In this piece, I will focus on the practical aspects of fact table modeling that, in my experience, are indispensable. Hopefully, this will serve as a good starting point for your modeling endeavors, or simply help you filter the plethora of information and concepts available on this topic.
To pin down abstract concepts, I will be utilizing the following data model throughout the article.
This is a sample data model for trading data. The core fact is trades. The main measurement columns are price and quantity. We also have four dimensions: Exchange (the exchange the trade occurred on), Date, Instrument (the financial instrument that was traded), and Counterparty (the party on the opposite side of the trade). Let’s delve into it.

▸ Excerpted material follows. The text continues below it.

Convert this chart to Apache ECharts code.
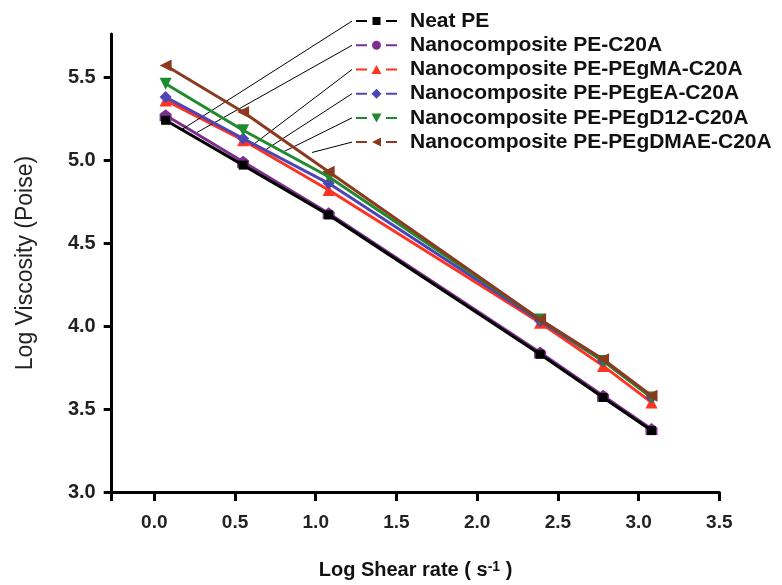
<!DOCTYPE html>
<html>
<head>
<meta charset="utf-8">
<script src="https://cdn.jsdelivr.net/npm/echarts@6/dist/echarts.min.js"></script>
<style>html,body{margin:0;padding:0;background:#fff}#c{width:782px;height:585px}</style>
</head>
<body>
<div id="c"></div>
<script>
// ---- data ----
const shearRate = [0.07, 0.55, 1.08, 2.39, 2.78, 3.08];
const neatPE      = [5.24, 4.97, 4.67, 3.83, 3.57, 3.37];
const peC20A      = [5.27, 4.99, 4.68, 3.84, 3.58, 3.38];
const pegMA       = [5.36, 5.12, 4.82, 4.02, 3.76, 3.54];
const pegEA       = [5.38, 5.13, 4.86, 4.03, 3.79, 3.57];
const pegD12      = [5.46, 5.18, 4.90, 4.04, 3.79, 3.57];
const pegDMAE     = [5.57, 5.29, 4.93, 4.04, 3.80, 3.58];
const seriesNames = ['Neat PE', 'Nanocomposite PE-C20A', 'Nanocomposite PE-PEgMA-C20A',
  'Nanocomposite PE-PEgEA-C20A', 'Nanocomposite PE-PEgD12-C20A', 'Nanocomposite PE-PEgDMAE-C20A'];
const xTicks = [0, 0.5, 1.0, 1.5, 2.0, 2.5, 3.0, 3.5];
const yTicks = [3.0, 3.5, 4.0, 4.5, 5.0, 5.5];
// leader-line targets (data coordinates on the curves)
const leaderX = [0.172, 0.265, 0.605, 0.692, 0.804, 0.977];
const leaderY = [5.185, 5.167, 5.088, 5.064, 5.052, 5.046];

const values = [neatPE, peC20A, pegMA, pegEA, pegD12, pegDMAE];
const colors = ['#000000', '#7d2f8f', '#ff3322', '#4b45b5', '#1f8a2e', '#8b3a20'];
const symbols = ['rect', 'path://M0,4 L5,0 L10,4 L10,10 L0,10 Z', 'triangle', 'diamond', 'triangle', 'triangle'];
const rotates = [0, 0, 0, 0, 180, 90];
const dashes = 'M0,4 H11 V6 H0 Z M30,4 H41 V6 H30 Z ';
const legendMarks = [
  'M16.5,1 H24.5 V9 H16.5 Z',
  'M20.5,0.5 A4.5,4.5 0 1,1 20.49,0.5 Z',
  'M15.5,9.5 L20.5,0.5 L25.5,9.5 Z',
  'M20.5,0 L25.5,5 L20.5,10 L15.5,5 Z',
  'M15.5,0.5 L25.5,0.5 L20.5,9.5 Z',
  'M25,0.5 L25,9.5 L16,5 Z'
];

const legendTop = 9, rowH = 24.2, leaderStartX = 352;

const chart = echarts.init(document.getElementById('c'), null, {renderer: 'canvas'});
const fam = '"Liberation Sans", Arial, sans-serif';

const series = values.map((v, i) => ({
  name: seriesNames[i],
  type: 'line',
  data: shearRate.map((x, k) => [x, v[k]]),
  symbol: symbols[i],
  symbolRotate: rotates[i],
  symbolSize: i === 0 ? 9 : 12,
  showSymbol: true,
  lineStyle: {color: colors[i], width: 3},
  itemStyle: {color: colors[i], borderWidth: 0},
  z: 2 + i,
  animation: false
}));

series[0].markLine = {
  silent: true,
  symbol: ['none', 'none'],
  label: {show: false},
  lineStyle: {color: '#000', width: 1, type: 'solid'},
  animation: false,
  data: leaderX.map((lx, i) => [
    {x: leaderStartX, y: legendTop + rowH / 2 + i * rowH},
    {coord: [lx, leaderY[i]]}
  ])
};
series[0].z = 10;

chart.setOption({
  animation: false,
  grid: {left: 111.7, right: 62.7, top: 34, bottom: 93},
  legend: {
    orient: 'vertical',
    left: 356, top: legendTop,
    padding: 0,
    itemGap: 0,
    itemWidth: 41, itemHeight: 10,
    itemStyle: {borderWidth: 0},
    textStyle: {fontFamily: fam, fontSize: 21, fontWeight: 'bold', color: '#111', lineHeight: rowH, padding: [0, 0, 0, 8]},
    data: seriesNames.map((n, i) => ({name: n, icon: 'path://' + dashes + legendMarks[i]}))
  },
  xAxis: {
    type: 'value', min: -0.264, max: 3.5,
    axisLine: {onZero: false, lineStyle: {color: '#000', width: 3}},
    axisTick: {show: true, length: 9, lineStyle: {color: '#000', width: 3}, customValues: [-0.264].concat(xTicks)},
    axisLabel: {customValues: xTicks, margin: 21, fontFamily: fam, fontSize: 19, fontWeight: 'bold', color: '#222',
      formatter: v => v.toFixed(1)},
    splitLine: {show: false},
    name: 'Log Shear rate ( s{sup|-1} )',
    nameLocation: 'middle', nameGap: 68,
    nameTextStyle: {fontFamily: fam, fontSize: 20, fontWeight: 'bold', color: '#111',
      rich: {sup: {fontFamily: fam, fontSize: 14, fontWeight: 'bold', verticalAlign: 'top', color: '#111'}}}
  },
  yAxis: {
    type: 'value', min: 3.0, max: 5.76,
    axisLine: {onZero: false, lineStyle: {color: '#000', width: 3}},
    axisTick: {show: true, length: 8, lineStyle: {color: '#000', width: 3}, customValues: yTicks},
    axisLabel: {customValues: yTicks, margin: 16, fontFamily: fam, fontSize: 20, fontWeight: 'bold', color: '#222',
      formatter: v => v.toFixed(1)},
    splitLine: {show: false},
    name: 'Log Viscosity (Poise)',
    nameLocation: 'middle', nameGap: 75, nameRotate: 90,
    nameTextStyle: {fontFamily: fam, fontSize: 23, color: '#222'}
  },
  series: series
});
</script>
</body>
</html>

Define the Grain and Stick to it
The ‘grain’ is simply the basic unit of measurement. It is what is being measured. What is the grain in our sample data model? A single trade. The grain should be the ‘lowest, most atomic….physical process that collects data’ (Kimball, 2003). This is important because data can be aggregated upwards from the grain, but not disaggregated below the grain. This means that if I have data relating to individual trades, I can aggregate them at the daily, weekly, and monthly levels, but I can’t go backward. Therefore, the grain should be at the most granular level practically possible.
Once a grain is selected, it should be adhered to. This simply means that all columns in the fact table should relate to a single unit of measurement. For instance, it is inappropriate to have a cumulative quantity or average price column in our Trades Fact table. This would violate the grain of the table, which can lead to double counting and mixed granularity issues in aggregation and filtering operations at the Analysis/BI stage.

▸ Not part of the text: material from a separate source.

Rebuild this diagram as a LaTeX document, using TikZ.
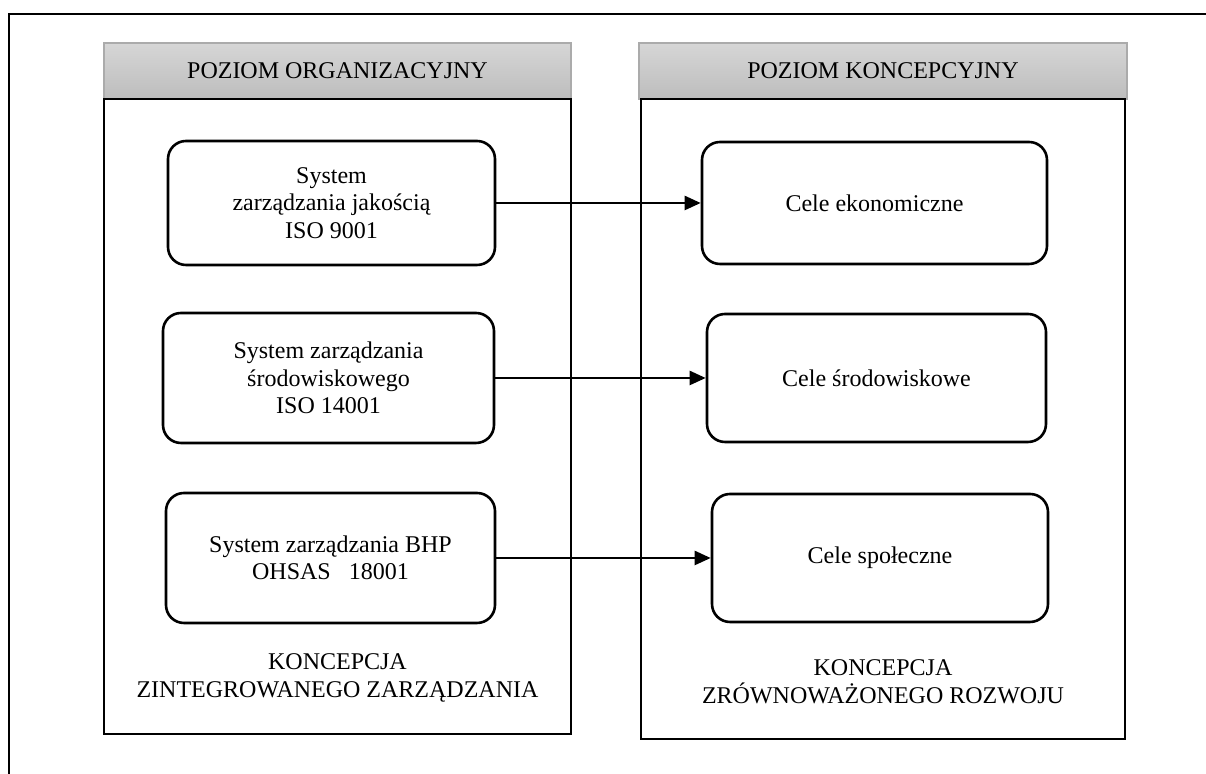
\documentclass[tikz,border=0pt]{standalone}
\usepackage{fontspec}
\setmainfont{Liberation Serif}
\usetikzlibrary{arrows.meta}
\definecolor{hdtop}{HTML}{D6D6D6}
\definecolor{hdbot}{HTML}{BDBDBD}
\definecolor{hdline}{HTML}{ABABAB}
\tikzset{
  sysbox/.style={draw, line width=1.3pt, rounded corners=9pt, align=center},
  head/.style={draw=hdline, line width=0.6pt, top color=hdtop, bottom color=hdbot, minimum height=28pt},
  level/.style={draw, line width=1.2pt},
}
\begin{document}
\begin{tikzpicture}[x=1pt, y=1pt, >={Triangle[length=8pt,width=7pt]},
    font=\fontsize{12pt}{13.8pt}\selectfont]
          \useasboundingbox (0,0) rectangle (603,387);
          \coordinate (fb) at (4.5,0);
          \coordinate (ft) at (4.5,380);
          \coordinate (fr) at (603,380);
          \draw[line width=1.2pt] (fb) -- (ft) -- (fr);

          \node (ho) [head, minimum width=233.5pt] at (168.75,351.5) {POZIOM ORGANIZACYJNY};
          \node (hk) [head, minimum width=244pt] at (441.5,351.5) {POZIOM KONCEPCYJNY};
          \node (lo) [level, minimum width=233.5pt, minimum height=317.5pt] at (168.75,178.75) {};
          \node (lk) [level, minimum width=242pt, minimum height=320pt] at (441.5,177.5) {};
          \node (ko) [align=center] at (168.75,48) {KONCEPCJA\\ZINTEGROWANEGO ZARZĄDZANIA};
          \node (kk) [align=center] at (441.5,46) {KONCEPCJA\\ZRÓWNOWAŻONEGO ROZWOJU};

          \node (1) [sysbox, minimum width=163.5pt, minimum height=62pt] at (165.75,285.5) {System\\zarządzania jakością\\ISO 9001};
          \node (2) [sysbox, minimum width=165.5pt, minimum height=65pt, below of=1, node distance=87.5pt, xshift=-1.5pt] {System zarządzania\\środowiskowego\\ISO 14001};
          \node (3) [sysbox, minimum width=164.5pt, minimum height=65pt, below of=2, node distance=90pt, xshift=1pt] {System zarządzania BHP\\OHSAS\ \ \ 18001};
          \node (4) [sysbox, minimum width=172.5pt, minimum height=61pt, right of=1, node distance=271.5pt] {Cele ekonomiczne};
          \node (5) [sysbox, minimum width=169.5pt, minimum height=64pt, right of=2, node distance=274pt] {Cele środowiskowe};
          \node (6) [sysbox, minimum width=168pt, minimum height=64pt, right of=3, node distance=274.75pt] {Cele społeczne};

          \path[->, line width=1.2pt]
            (1) edge node {} (4)
            (2) edge node {} (5)
            (3) edge node {} (6);

        \end{tikzpicture}
\end{document}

Resolve Many to Many Relationships in Fact Tables
If we refer to our sample Data Model, we can see that all dimensions have a one-to-many relationship with the fact table. This is usually the case. However, what is the cardinality between dimensions? Let’s take an example and try to work it out. Between Exchanges and Instruments, can a single instrument be traded on multiple exchanges? Yes. Can a single exchange list multiple instruments? Yes. The cardinality between our dimensions is, therefore, many to many.
With this in mind, let’s take a step back and think about what role our fact table is playing between dimensions. If I have to answer questions like, what instruments got traded on a particular day? Or, what instruments trade on a particular exchange? How am I able to answer such questions from my data model? In each of these cases, I would have to traverse the fact table to establish a direct relationship between dimensions.
The fact table effectively acts as a bridge between the dimensions. This is what is meant by ‘resolving’ many to many relationships.
The next question we should be asking is whether a single fact table is sufficient for our analytical needs. A single fact table would only be able to answer questions between dimensions w.r.t to the grain. Any direct questions between dimensions would not be answered sufficiently; this is because we’re only able to establish relationships between dimensions that occur in the fact table. For instance, we can answer the question: what instruments were traded on X exchange? but, we cannot answer what instruments are listed on X exchange? This is because the latter question also includes instruments that were not traded.
To answer direct questions between dimensions, we need to utilize another fact table for resolving many-to-many relationships directly between dimensions. Such a table takes various names — bridge table, junction table, factless fact table, mapping table— but they all refer to the same notion of directly resolving many-to-many relationships between dimensions. Let’s incorporate this into our model.
Now, with the Instrument_Exchange fact table, we’re able to answer questions relating to instruments and exchanges independent of trades. It is worth noting that multiple such tables may be required depending on business requirements.
Consider Surrogate Keys
It's useful to think about surrogate keys as ‘synthetic’ keys. These are keys that are deliberately engineered and added to the data model for functional reasons or necessity. The popular narrative is that since fact tables have a natural (composite key), surrogate keys are a waste of memory. I would like to challenge this notion. First, this is simply not true in some cases, in our data model, for instance, a composite key comprising all foreign keys would not uniquely identify a trade. In this case, it is mandatory to have a surrogate key that uniquely identifies each record. This will be required in inserting identical facts that have the same foreign key values to avoid data duplication.
Perhaps the biggest case for having a surrogate key stems from the need to perform data fixes, backfills, or ‘upserts’ in the fact table. While the frequency of such an operation might seem limited, in my experience, it happens more often than most people like to admit. A fact table that lacks a genuine primary key, will not be able to do this effectively, and will almost certainly result in data duplication, resulting in erroneous analytical results down the line. Having a surrogate key ensures that each record is uniquely identified, resulting in accurate updates. It also results in markedly better query performance for upserts and joins since the length of the unique key is 1.
It's useful to think of surrogate keys as future-proofing a fact table. With virtually no downside, you’re hedging yourself against future data changes.